How Open Ended Funds Work

Feature

How It Works

Share creation

New shares are created whenever investors buy in

Share redemption

Shares are cancelled when investors sell

Pricing

NAV calculated once daily at market close

Liquidity

Investors can buy or sell on any business day

Minimum investment

Typically $500-$3,000 for most retail funds

Management

Can be actively managed or passively indexed

NAV Formula:

> NAV = (Total Assets − Total Liabilities) / Total Shares Outstanding

Open Ended vs Closed Ended Mutual Funds

Feature

Open Ended

Closed Ended

Shares outstanding

Unlimited – changes with demand

Fixed at IPO

How you buy

Directly from fund at NAV

On stock exchange like a stock

How you sell

Fund redeems at NAV

Sell to another investor on exchange

Pricing

Exactly at NAV (daily)

Can trade at premium or discount to NAV

Liquidity

High – always redeemable

Depends on trading volume

Popularity

Very high

Much less common

The key distinction: in a closed-end fund, you buy and sell shares from *other investors* on an exchange, not from the fund itself.
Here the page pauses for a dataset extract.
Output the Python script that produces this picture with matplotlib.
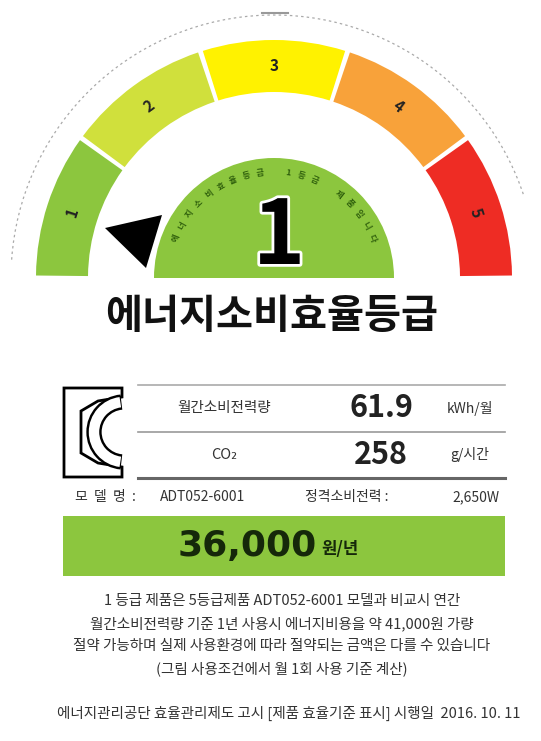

This means the price can deviate from the underlying NAV.

Types of Open Ended Mutual Funds

Fund Type

What It Invests In

Equity funds

Stocks (growth, value, large-cap, small-cap, sector)

Bond funds

Government, corporate, or municipal bonds

Balanced funds

Mix of stocks and bonds

Money market funds

Short-term, high-quality debt instruments

Index funds

Tracks a market index (S&P 500, etc.)

Target date funds

Automatically adjusts allocation as target date approaches

International funds

Stocks or bonds from non-US markets

Key Fees to Understand

Fees significantly affect long-term returns – always compare expense ratios before investing.

Fee Type

What It Is

Typical Range

Expense ratio

Annual management fee as % of assets

0.03%-1.5%+

Front-end load

Sales charge when buying shares

0%-5.75%

Back-end load (CDSC)

Sales charge when selling (declining over time)

0%-5%

12b-1 fee

Marketing/distribution fee (included in expense ratio)

0%-1%

No-load fund

No sales commissions

N/A

Index funds from Vanguard, Fidelity, and Schwab typically have expense ratios under 0.10% – far lower than actively managed funds, which average 0.5%-1.0%+.

How to Invest in an Open Ended Mutual Fund

  1. Open a brokerage account (Fidelity, Vanguard, Schwab, or similar)
  2. Research funds by category, performance history, expense ratio, and minimum investment
  3. Place a purchase order – funds execute at that day’s closing NAV
  4. Monitor performance relative to relevant benchmarks quarterly

The Bottom Line

Open ended mutual funds are the foundation of most retirement portfolios – accessible, liquid, and available in every asset class and style imaginable. The most important decision is choosing funds with low expense ratios, since fees compound against you over decades just as returns compound for you. For most long-term investors, low-cost index funds in the open-ended structure are the most efficient vehicle available.